- Died: 3 November 1611
- Occupation: Physician

= Hippocrates Otthen =

French physician

Hippocrates Otthen (died 3 November 1611), also d'Otthen and d'Othon, was a French physician.

==Biography==
Otthen was descended of a noble family of Otthens in Alsace, but was educated and became doctor of medicine at the university of Montpellier, France. He came to England in the train of his further, the emperor's physician, who had been summoned by Queen Elizabeth. Pressed into the service of the Earl of Leicester, ‘who desired him to pertain unto him,' he continued in the latter's service for many years, both at home and in the Low Countries. He was admitted a licentiate of the Royal College of Physicians on 4 July 1589, being described as ‘vir doctus et practicator bonus.' On the death of Leicester he entered the service of the Earl of Essex, and, by Elizabeth's command, attended him in the wars of France and the expedition to Cadiz. After his return to England he was ordered by Elizabeth to attend Mountjoy in Ireland.

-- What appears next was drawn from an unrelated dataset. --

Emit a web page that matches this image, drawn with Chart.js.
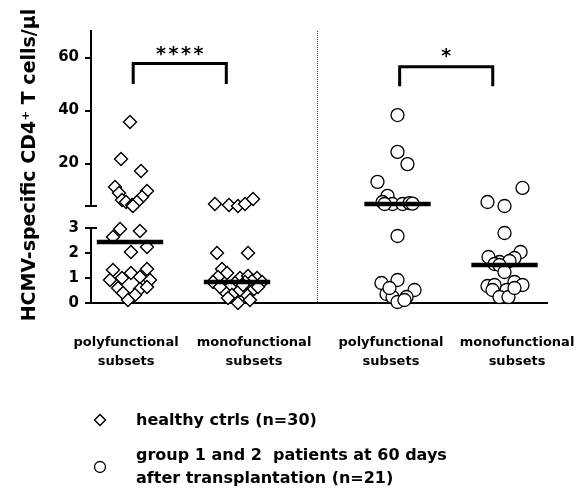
<!DOCTYPE html>
<html><head><meta charset="utf-8">
<script src="https://cdn.jsdelivr.net/npm/chart.js@4.4.1/dist/chart.umd.min.js"></script>
<style>
html,body{margin:0;padding:0;background:#fff;}
#wrap{position:relative;width:579px;height:492px;overflow:hidden;}
canvas{position:absolute;left:0;top:0;}
.lg{position:absolute;font:bold 16px "DejaVu Sans";line-height:23px;color:#000;white-space:pre;}
.mk{position:absolute;}
</style></head>
<body>
<div id="wrap">
<canvas id="c" width="579" height="492"></canvas>
<svg class="mk" style="left:93px;top:413px" width="14" height="14"><polygon points="7,1.5 12.5,7 7,12.5 1.5,7" fill="#fff" stroke="#000" stroke-width="1.5"/></svg>
<div class="lg" style="left:136px;top:408px">healthy ctrls (n=30)</div>
<svg class="mk" style="left:93px;top:460px" width="14" height="14"><circle cx="7" cy="7" r="5.5" fill="#fff" stroke="#000" stroke-width="1.3"/></svg>
<div class="lg" style="left:136px;top:443px">group 1 and 2  patients at 60 days
after transplantation (n=21)</div>
</div>
<script>
// ---- data ----
const categories = [['polyfunctional','subsets'],['monofunctional','subsets'],['polyfunctional','subsets'],['monofunctional','subsets']];
const categoryPositions = [1, 2, 3.5, 4.5];
const categoryLabelPositions = [0.963, 2.159, 3.439, 4.617];
const dividerPosition = 2.75;

const lowerRange = [0, 3];
const upperRange = [4, 70];
const lowerTicks = [0, 1, 2, 3];
const upperTicks = [20, 40, 60];

// healthy controls (n=30), diamonds
const healthyPolyValues = [35.7, 21.7, 17.2, 11.2, 8.9, 9.7, 7.4, 6.3, 5.5, 4.4, 5.5, 4.0,
  2.96, 2.88, 2.64, 2.04, 2.24, 1.32, 1.36, 1.2, 1.0, 1.04, 0.92, 0.92, 0.6, 0.56, 0.4, 0.32, 0.12, 0.64];
const healthyPolyJitter = [0, -0.084, 0.103, -0.14, -0.103, 0.159, 0.112, -0.075, -0.037, 0.019, 0.065, 0.028,
  -0.093, 0.093, -0.159, 0.009, 0.159, -0.159, 0.159, 0.009, -0.075, 0.093, -0.187, 0.187, -0.112, 0.093, -0.065, 0.047, -0.019, 0.159];
const healthyMonoValues = [4.75, 4.4, 4.0, 4.75, 6.6,
  2.0, 2.0, 1.36, 1.2, 1.04, 1.0, 1.08, 1.0, 0.88, 0.84, 0.8, 0.84, 0.64, 0.84, 0.44, 0.52, 0.32, 0.32, 0.0, 0.64, 0.64, 0.52, 0.2, 0.12, 0.72];
const healthyMonoJitter = [-0.206, -0.075, 0.009, 0.075, 0.15,
  -0.187, 0.103, -0.14, -0.093, -0.178, 0.028, 0.103, 0.187, 0.14, -0.224, -0.019, 0.075, -0.065, 0.234, -0.112, 0.15, -0.047, 0.093, 0.009, -0.159, 0.196, 0.028, -0.084, 0.121, 0.056];

// patients (n=21), circles
const patientPolyValues = [38.3, 24.4, 19.8, 13.1, 7.8, 5.5, 4.75, 4.75, 5.1, 4.9, 4.75,
  2.68, 0.92, 0.8, 0.52, 0.36, 0.24, 0.24, 0.04, 0.6, 0.12];
const patientPolyJitter = [0, 0, 0.093, -0.187, -0.093, -0.14, -0.047, 0.047, 0.112, 0.14, -0.121,
  0, 0, -0.15, 0.159, -0.103, -0.047, 0.084, 0, -0.075, 0.065];
const patientMonoValues = [10.8, 5.5, 4.0,
  2.8, 2.04, 1.84, 1.8, 1.64, 1.68, 1.56, 1.52, 1.24, 0.68, 0.72, 0.84, 0.72, 0.52, 0.52, 0.24, 0.24, 0.6];
const patientMonoJitter = [0.168, -0.159, 0,
  0, 0.15, -0.15, 0.093, -0.047, 0.047, -0.093, -0.047, 0, -0.159, -0.093, 0.093, 0.168, 0.019, -0.112, -0.047, 0.037, 0.093];

const medianValues = [2.44, 0.84, 4.75, 1.52];
const medianHalfWidth = 0.31;

const brackets = [
  {from: 1.03, to: 1.9, top: 57.7, leg: 50, label: '****', labelY: 62.3},
  {from: 3.52, to: 4.39, top: 56.5, leg: 49.2, label: '*', labelY: 61.6}
];

// ---- build ----
const FONT = 'DejaVu Sans';
function segPoints(values, jitter, catIndex, upper) {
  const out = [];
  values.forEach((v, i) => {
    const isUpper = v >= upperRange[0];
    if (isUpper === upper) out.push({x: categoryPositions[catIndex] + jitter[i], y: v});
  });
  return out;
}
const pointStyleDiamond = {pointStyle: 'rectRot', pointRadius: 6.5, pointBorderWidth: 1.4, pointBorderColor: '#000', pointBackgroundColor: '#fff', showLine: false, order: 1, clip: false};
const pointStyleCircle = {pointStyle: 'circle', pointRadius: 6.5, pointBorderWidth: 1.3, pointBorderColor: '#000', pointBackgroundColor: '#fff', showLine: false, order: 1, clip: false};

const datasets = [];
datasets.push(Object.assign({label: 'healthy upper', yAxisID: 'yHigh', data: segPoints(healthyPolyValues, healthyPolyJitter, 0, true).concat(segPoints(healthyMonoValues, healthyMonoJitter, 1, true))}, pointStyleDiamond));
datasets.push(Object.assign({label: 'healthy lower', yAxisID: 'yLow', data: segPoints(healthyPolyValues, healthyPolyJitter, 0, false).concat(segPoints(healthyMonoValues, healthyMonoJitter, 1, false))}, pointStyleDiamond));
datasets.push(Object.assign({label: 'patients upper', yAxisID: 'yHigh', data: segPoints(patientPolyValues, patientPolyJitter, 2, true).concat(segPoints(patientMonoValues, patientMonoJitter, 3, true))}, pointStyleCircle));
datasets.push(Object.assign({label: 'patients lower', yAxisID: 'yLow', data: segPoints(patientPolyValues, patientPolyJitter, 2, false).concat(segPoints(patientMonoValues, patientMonoJitter, 3, false))}, pointStyleCircle));

medianValues.forEach((m, i) => {
  const c = categoryPositions[i];
  datasets.push({type: 'line', label: 'median ' + i, yAxisID: m >= upperRange[0] ? 'yHigh' : 'yLow',
    data: [{x: c - medianHalfWidth, y: m}, {x: c + medianHalfWidth, y: m}],
    borderColor: '#000', borderWidth: 4.5, pointRadius: 0, showLine: true, order: 0, clip: false, borderCapStyle: 'butt'});
});
brackets.forEach((b, i) => {
  datasets.push({type: 'line', label: 'bracket ' + i, yAxisID: 'yHigh',
    data: [{x: b.from, y: b.leg}, {x: b.from, y: b.top}, {x: b.to, y: b.top}, {x: b.to, y: b.leg}],
    borderColor: '#000', borderWidth: 3, pointRadius: 0, showLine: true, order: 0, clip: false, tension: 0, borderJoinStyle: 'miter'});
});

const yWidth = 91;
const tickFont = {family: FONT, size: 15, weight: 'bold'};

const extras = {
  id: 'extras',
  beforeDatasetsDraw(chart) {
    const {ctx, chartArea} = chart;
    const xs = chart.scales.x;
    const px = Math.round(xs.getPixelForValue(dividerPosition)) + 0.5;
    ctx.save();
    ctx.strokeStyle = '#444';
    ctx.lineWidth = 1;
    ctx.setLineDash([1, 1]);
    ctx.beginPath();
    ctx.moveTo(px, chartArea.top);
    ctx.lineTo(px, chartArea.bottom);
    ctx.stroke();
    ctx.restore();
  },
  afterDraw(chart) {
    const {ctx, chartArea} = chart;
    const xs = chart.scales.x, yh = chart.scales.yHigh, yl = chart.scales.yLow;
    ctx.save();
    // axis break caps
    ctx.strokeStyle = '#000';
    ctx.lineWidth = 2;
    const axisX = chartArea.left;
    const yCapHigh = yh.getPixelForValue(upperRange[0]);
    const yCapLow = yl.getPixelForValue(lowerRange[1]);
    ctx.beginPath();
    ctx.moveTo(axisX - 6, yCapHigh); ctx.lineTo(axisX + 6, yCapHigh);
    ctx.moveTo(axisX - 1, yCapLow); ctx.lineTo(axisX + 6, yCapLow);
    ctx.stroke();
    // y title
    ctx.fillStyle = '#000';
    ctx.font = 'bold 19px "' + FONT + '"';
    ctx.textAlign = 'center';
    ctx.textBaseline = 'alphabetic';
    ctx.translate(35, 165);
    ctx.rotate(-Math.PI / 2);
    ctx.fillText('HCMV-specific CD4\u207A T cells/\u03BCl', 0, 0);
    ctx.restore();
    // significance stars
    ctx.save();
    ctx.fillStyle = '#000';
    ctx.font = 'bold 19px "' + FONT + '"';
    ctx.textAlign = 'center';
    ctx.textBaseline = 'middle';
    brackets.forEach(b => {
      const cx = xs.getPixelForValue((b.from + b.to) / 2);
      const cy = yh.getPixelForValue(b.labelY) + 4;
      const n = b.label.length, step = 12.5;
      for (let k = 0; k < n; k++) {
        ctx.fillText(b.label[k], cx + (k - (n - 1) / 2) * step, cy);
      }
    });
    ctx.restore();
  }
};

new Chart(document.getElementById('c'), {
  type: 'scatter',
  data: {datasets},
  plugins: [extras],
  options: {
    responsive: false,
    animation: false,
    devicePixelRatio: 1,
    events: [],
    layout: {padding: {left: 0, top: 31, right: 32, bottom: 0}},
    plugins: {legend: {display: false}, tooltip: {enabled: false}},
    scales: {
      x: {
        type: 'linear', position: 'bottom', min: 0.6355, max: 4.897,
        grid: {display: false, drawTicks: false},
        border: {display: true, color: '#000', width: 2},
        afterBuildTicks: s => { s.ticks = categoryLabelPositions.map(v => ({value: v})); },
        afterFit: s => { s.height = 189; s.paddingLeft = 0; s.paddingRight = 0; },
        ticks: {padding: 30, color: '#000', autoSkip: false, maxRotation: 0,
          font: {family: FONT, size: 13, weight: 'bold', lineHeight: 1.45},
          callback: (v, i) => categories[i]}
      },
      yLow: {
        type: 'linear', position: 'left', stack: 'y', stackWeight: 75,
        min: lowerRange[0], max: lowerRange[1],
        afterBuildTicks: s => { s.ticks = lowerTicks.map(v => ({value: v})); },
        afterFit: s => { s.width = yWidth; },
        grid: {display: true, drawOnChartArea: false, drawTicks: true, tickLength: 6, color: '#000', lineWidth: 2},
        border: {display: true, color: '#000', width: 2},
        ticks: {padding: 6, color: '#000', font: tickFont}
      },
      yGap: {
        type: 'linear', position: 'left', stack: 'y', stackWeight: 22,
        min: 0, max: 1,
        afterFit: s => { s.width = yWidth; },
        grid: {display: false, drawTicks: false},
        border: {display: false},
        ticks: {display: false}
      },
      yHigh: {
        type: 'linear', position: 'left', stack: 'y', stackWeight: 175,
        min: upperRange[0], max: upperRange[1],
        afterBuildTicks: s => { s.ticks = upperTicks.map(v => ({value: v})); },
        afterFit: s => { s.width = yWidth; },
        grid: {display: true, drawOnChartArea: false, drawTicks: true, tickLength: 6, color: '#000', lineWidth: 2},
        border: {display: true, color: '#000', width: 2},
        ticks: {padding: 6, color: '#000', font: tickFont}
      }
    }
  }
});
</script>
</body></html>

He subsequently accompanied, in the same capacity of physician, the Earl of Hertford, the English ambassador to the Archduke of Austria. The rest of his life was spent in private practice. On 12 June 1609 he was incorporated M.D. at Oxford. He died on 3 November 1611, and was buried in the church of St. Clement Danes, London, where a monument, with inscription, was erected to his memory on the south aide of the chancel (see Stow, Survey of London, iv. 113). Otthen married Dorothy, a daughter of Roger Drew of Densworth in Sussex, esquire. After his death she married Sir Stephen Thomhurst of Kent, and died on 12 June 1620, aged 55. She was buried in Canterbury Cathedral, where a monument was erected to her memory.